* _Dataset content_
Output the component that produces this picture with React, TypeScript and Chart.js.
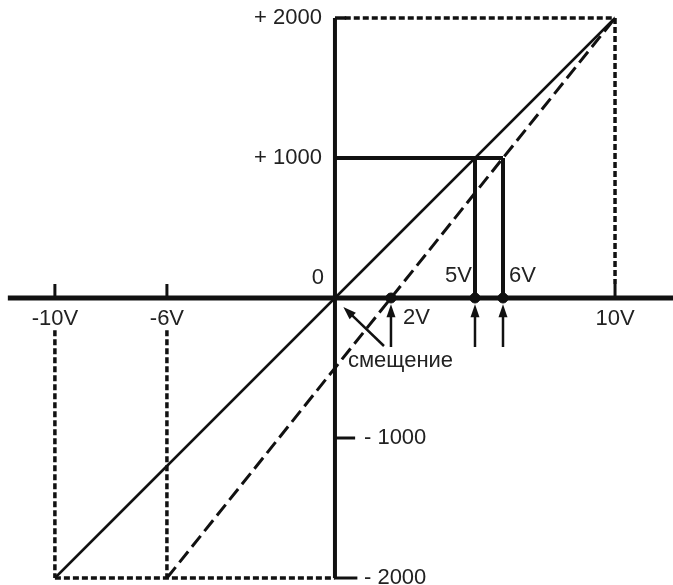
import React, { useEffect, useRef } from "react";
import { Chart, registerables } from "chart.js";

Chart.register(...registerables);

// ---- data ----
const solidX = [-10, 10];
const solidY = [-2000, 2000];
const dashedX = [-6, 10];
const dashedY = [-2000, 2000];
const markerX = [2, 5, 6];
const markerLabels = ["2V", "5V", "6V"];
const levelY = 1000;
const levelEndX = 6;
const rangeX = [-10, 10];
const rangeY = [-2000, 2000];
const guideX = [-10, -6];
const xTickValues = [-10, -6, 10];
const xTickLabels = ["-10V", "-6V", "10V"];
const yTickValues = [2000, 1000, -1000, -2000];
const yTickLabels = ["+ 2000", "+ 1000", "- 1000", "- 2000"];
const zeroLabel = "0";
const offsetLabel = "смещение";
const arrowTailY = -350;
const arrowTipY = -45;
const offsetArrowFrom = [1.75, -343];
const offsetArrowTo = [0.3, -64];

type Seg = [number, number, number, number];

const INK = "#111";

function seg(s: Seg, width: number, dash: number[] = []) {
  return {
    data: [
      { x: s[0], y: s[1] },
      { x: s[2], y: s[3] },
    ],
    borderColor: INK,
    borderWidth: width,
    borderDash: dash,
    borderCapStyle: "butt" as const,
    pointRadius: 0,
    showLine: true,
    fill: false,
    clip: false as const,
  };
}

const labelPlugin = {
  id: "labels",
  afterDatasetsDraw(chart: any) {
    const ctx = chart.ctx;
    const xs = chart.scales.x;
    const ys = chart.scales.y;
    const px = (v: number) => xs.getPixelForValue(v);
    const py = (v: number) => ys.getPixelForValue(v);
    const x0 = px(0);
    const y0 = py(0);

    const arrow = (x1: number, y1: number, x2: number, y2: number) => {
      const ang = Math.atan2(y2 - y1, x2 - x1);
      const len = 13;
      const hw = 4.5;
      ctx.save();
      ctx.strokeStyle = INK;
      ctx.fillStyle = INK;
      ctx.lineWidth = 2.5;
      ctx.beginPath();
      ctx.moveTo(x1, y1);
      ctx.lineTo(x2 - Math.cos(ang) * len * 0.8, y2 - Math.sin(ang) * len * 0.8);
      ctx.stroke();
      ctx.beginPath();
      ctx.moveTo(x2, y2);
      ctx.lineTo(
        x2 - Math.cos(ang) * len + Math.sin(ang) * hw,
        y2 - Math.sin(ang) * len - Math.cos(ang) * hw
      );
      ctx.lineTo(
        x2 - Math.cos(ang) * len - Math.sin(ang) * hw,
        y2 - Math.sin(ang) * len + Math.cos(ang) * hw
      );
      ctx.closePath();
      ctx.fill();
      ctx.restore();
    };

    markerX.forEach((mx) => arrow(px(mx), py(arrowTailY), px(mx), py(arrowTipY)));
    arrow(px(offsetArrowFrom[0]), py(offsetArrowFrom[1]), px(offsetArrowTo[0]), py(offsetArrowTo[1]));

    ctx.save();
    ctx.fillStyle = "#222";
    ctx.font = "22px 'Liberation Sans', Arial, sans-serif";
    ctx.textBaseline = "middle";

    ctx.textAlign = "center";
    xTickValues.forEach((v, i) => ctx.fillText(xTickLabels[i], px(v), y0 + 21));

    // marker labels
    ctx.textAlign = "left";
    ctx.fillText(markerLabels[0], px(markerX[0]) + 12, y0 + 20);
    ctx.textAlign = "right";
    ctx.fillText(markerLabels[1], px(markerX[1]) - 3, y0 - 22);
    ctx.textAlign = "left";
    ctx.fillText(markerLabels[2], px(markerX[2]) + 6, y0 - 22);

    ctx.textAlign = "center";
    ctx.fillText(zeroLabel, x0 - 17, y0 - 20);

    ctx.textAlign = "left";
    ctx.fillText(offsetLabel, x0 + 13, y0 + 63);

    yTickValues.forEach((v, i) => {
      if (v > 0) {
        ctx.textAlign = "right";
        ctx.fillText(yTickLabels[i], x0 - 13, py(v));
      } else {
        ctx.textAlign = "left";
        ctx.fillText(yTickLabels[i], x0 + 29, py(v));
      }
    });
    ctx.restore();
  },
};

export default function App() {
  const ref = useRef<HTMLCanvasElement>(null);

  useEffect(() => {
    if (!ref.current) return;
    const dotted = [6, 3];
    const datasets: any[] = [
      {
        type: "scatter",
        data: markerX.map((x) => ({ x, y: 0 })),
        pointRadius: 5,
        pointBackgroundColor: INK,
        pointBorderColor: INK,
        showLine: false,
        clip: false,
      },
      seg([-11.68, 0, 12.2, 0], 5),
      seg([0, rangeY[0], 0, rangeY[1]], 4),
      seg([0, levelY, levelEndX, levelY], 4),
      seg([markerX[1], 0, markerX[1], levelY], 4),
      seg([markerX[2], 0, markerX[2], levelY], 4),
      seg([solidX[0], solidY[0], solidX[1], solidY[1]], 2.5),
      seg([dashedX[0], dashedY[0], dashedX[1], dashedY[1]], 3, [14, 6]),
      // dotted guides
      seg([0.35, rangeY[1], rangeX[1], rangeY[1]], 3.5, dotted),
      seg([rangeX[1], rangeY[1], rangeX[1], 100], 3.5, dotted),
      seg([rangeX[0], rangeY[0], 0, rangeY[0]], 3.5, dotted),
      ...guideX.map((g) => seg([g, -230, g, rangeY[0]], 3.5, dotted)),
      // short ticks above axis
      ...xTickValues.map((v) => seg([v, 0, v, 100], 3)),
      // y stubs
      seg([0, rangeY[1], 0.4, rangeY[1]], 3.5),
      seg([0, -1000, 0.72, -1000], 3),
      seg([0, rangeY[0], 0.8, rangeY[0]], 3),
    ];

    const chart = new Chart(ref.current, {
      type: "line",
      data: { datasets },
      options: {
        animation: false,
        responsive: false,
        devicePixelRatio: 1,
        layout: { padding: 0, autoPadding: false },
        plugins: { legend: { display: false }, tooltip: { enabled: false } },
        scales: {
          x: { type: "linear", min: -11.96, max: 12.07, display: false },
          y: { type: "linear", min: -2050, max: 2128.6, display: false },
        },
        elements: { line: { tension: 0 } },
      },
      plugins: [labelPlugin],
    } as any);
    return () => chart.destroy();
  }, []);

  return (
    <div style={{ position: "absolute", left: 0, top: 0, width: 673, height: 585, background: "#fff" }}>
      <canvas ref={ref} width={673} height={585} />
    </div>
  );
}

* _Work to do_
Leave out the pictures and reproduce the rest of the listing exactly.

* _Result_
Output the component that produces this picture with React, TypeScript and Chart.js.
import React, { useEffect, useRef } from "react";
import { Chart, registerables } from "chart.js";

Chart.register(...registerables);

// ---- data ----
const solidX = [-10, 10];
const solidY = [-2000, 2000];
const dashedX = [-6, 10];
const dashedY = [-2000, 2000];
const markerX = [2, 5, 6];
const markerLabels = ["2V", "5V", "6V"];
const levelY = 1000;
const levelEndX = 6;
const rangeX = [-10, 10];
const rangeY = [-2000, 2000];
const guideX = [-10, -6];
const xTickValues = [-10, -6, 10];
const xTickLabels = ["-10V", "-6V", "10V"];
const yTickValues = [2000, 1000, -1000, -2000];
const yTickLabels = ["+ 2000", "+ 1000", "- 1000", "- 2000"];
const zeroLabel = "0";
const offsetLabel = "смещение";
const arrowTailY = -350;
const arrowTipY = -45;
const offsetArrowFrom = [1.75, -343];
const offsetArrowTo = [0.3, -64];

type Seg = [number, number, number, number];

const INK = "#111";

function seg(s: Seg, width: number, dash: number[] = []) {
  return {
    data: [
      { x: s[0], y: s[1] },
      { x: s[2], y: s[3] },
    ],
    borderColor: INK,
    borderWidth: width,
    borderDash: dash,
    borderCapStyle: "butt" as const,
    pointRadius: 0,
    showLine: true,
    fill: false,
    clip: false as const,
  };
}

const labelPlugin = {
  id: "labels",
  afterDatasetsDraw(chart: any) {
    const ctx = chart.ctx;
    const xs = chart.scales.x;
    const ys = chart.scales.y;
    const px = (v: number) => xs.getPixelForValue(v);
    const py = (v: number) => ys.getPixelForValue(v);
    const x0 = px(0);
    const y0 = py(0);

    const arrow = (x1: number, y1: number, x2: number, y2: number) => {
      const ang = Math.atan2(y2 - y1, x2 - x1);
      const len = 13;
      const hw = 4.5;
      ctx.save();
      ctx.strokeStyle = INK;
      ctx.fillStyle = INK;
      ctx.lineWidth = 2.5;
      ctx.beginPath();
      ctx.moveTo(x1, y1);
      ctx.lineTo(x2 - Math.cos(ang) * len * 0.8, y2 - Math.sin(ang) * len * 0.8);
      ctx.stroke();
      ctx.beginPath();
      ctx.moveTo(x2, y2);
      ctx.lineTo(
        x2 - Math.cos(ang) * len + Math.sin(ang) * hw,
        y2 - Math.sin(ang) * len - Math.cos(ang) * hw
      );
      ctx.lineTo(
        x2 - Math.cos(ang) * len - Math.sin(ang) * hw,
        y2 - Math.sin(ang) * len + Math.cos(ang) * hw
      );
      ctx.closePath();
      ctx.fill();
      ctx.restore();
    };

    markerX.forEach((mx) => arrow(px(mx), py(arrowTailY), px(mx), py(arrowTipY)));
    arrow(px(offsetArrowFrom[0]), py(offsetArrowFrom[1]), px(offsetArrowTo[0]), py(offsetArrowTo[1]));

    ctx.save();
    ctx.fillStyle = "#222";
    ctx.font = "22px 'Liberation Sans', Arial, sans-serif";
    ctx.textBaseline = "middle";

    ctx.textAlign = "center";
    xTickValues.forEach((v, i) => ctx.fillText(xTickLabels[i], px(v), y0 + 21));

    // marker labels
    ctx.textAlign = "left";
    ctx.fillText(markerLabels[0], px(markerX[0]) + 12, y0 + 20);
    ctx.textAlign = "right";
    ctx.fillText(markerLabels[1], px(markerX[1]) - 3, y0 - 22);
    ctx.textAlign = "left";
    ctx.fillText(markerLabels[2], px(markerX[2]) + 6, y0 - 22);

    ctx.textAlign = "center";
    ctx.fillText(zeroLabel, x0 - 17, y0 - 20);

    ctx.textAlign = "left";
    ctx.fillText(offsetLabel, x0 + 13, y0 + 63);

    yTickValues.forEach((v, i) => {
      if (v > 0) {
        ctx.textAlign = "right";
        ctx.fillText(yTickLabels[i], x0 - 13, py(v));
      } else {
        ctx.textAlign = "left";
        ctx.fillText(yTickLabels[i], x0 + 29, py(v));
      }
    });
    ctx.restore();
  },
};

export default function App() {
  const ref = useRef<HTMLCanvasElement>(null);

  useEffect(() => {
    if (!ref.current) return;
    const dotted = [6, 3];
    const datasets: any[] = [
      {
        type: "scatter",
        data: markerX.map((x) => ({ x, y: 0 })),
        pointRadius: 5,
        pointBackgroundColor: INK,
        pointBorderColor: INK,
        showLine: false,
        clip: false,
      },
      seg([-11.68, 0, 12.2, 0], 5),
      seg([0, rangeY[0], 0, rangeY[1]], 4),
      seg([0, levelY, levelEndX, levelY], 4),
      seg([markerX[1], 0, markerX[1], levelY], 4),
      seg([markerX[2], 0, markerX[2], levelY], 4),
      seg([solidX[0], solidY[0], solidX[1], solidY[1]], 2.5),
      seg([dashedX[0], dashedY[0], dashedX[1], dashedY[1]], 3, [14, 6]),
      // dotted guides
      seg([0.35, rangeY[1], rangeX[1], rangeY[1]], 3.5, dotted),
      seg([rangeX[1], rangeY[1], rangeX[1], 100], 3.5, dotted),
      seg([rangeX[0], rangeY[0], 0, rangeY[0]], 3.5, dotted),
      ...guideX.map((g) => seg([g, -230, g, rangeY[0]], 3.5, dotted)),
      // short ticks above axis
      ...xTickValues.map((v) => seg([v, 0, v, 100], 3)),
      // y stubs
      seg([0, rangeY[1], 0.4, rangeY[1]], 3.5),
      seg([0, -1000, 0.72, -1000], 3),
      seg([0, rangeY[0], 0.8, rangeY[0]], 3),
    ];

    const chart = new Chart(ref.current, {
      type: "line",
      data: { datasets },
      options: {
        animation: false,
        responsive: false,
        devicePixelRatio: 1,
        layout: { padding: 0, autoPadding: false },
        plugins: { legend: { display: false }, tooltip: { enabled: false } },
        scales: {
          x: { type: "linear", min: -11.96, max: 12.07, display: false },
          y: { type: "linear", min: -2050, max: 2128.6, display: false },
        },
        elements: { line: { tension: 0 } },
      },
      plugins: [labelPlugin],
    } as any);
    return () => chart.destroy();
  }, []);

  return (
    <div style={{ position: "absolute", left: 0, top: 0, width: 673, height: 585, background: "#fff" }}>
      <canvas ref={ref} width={673} height={585} />
    </div>
  );
}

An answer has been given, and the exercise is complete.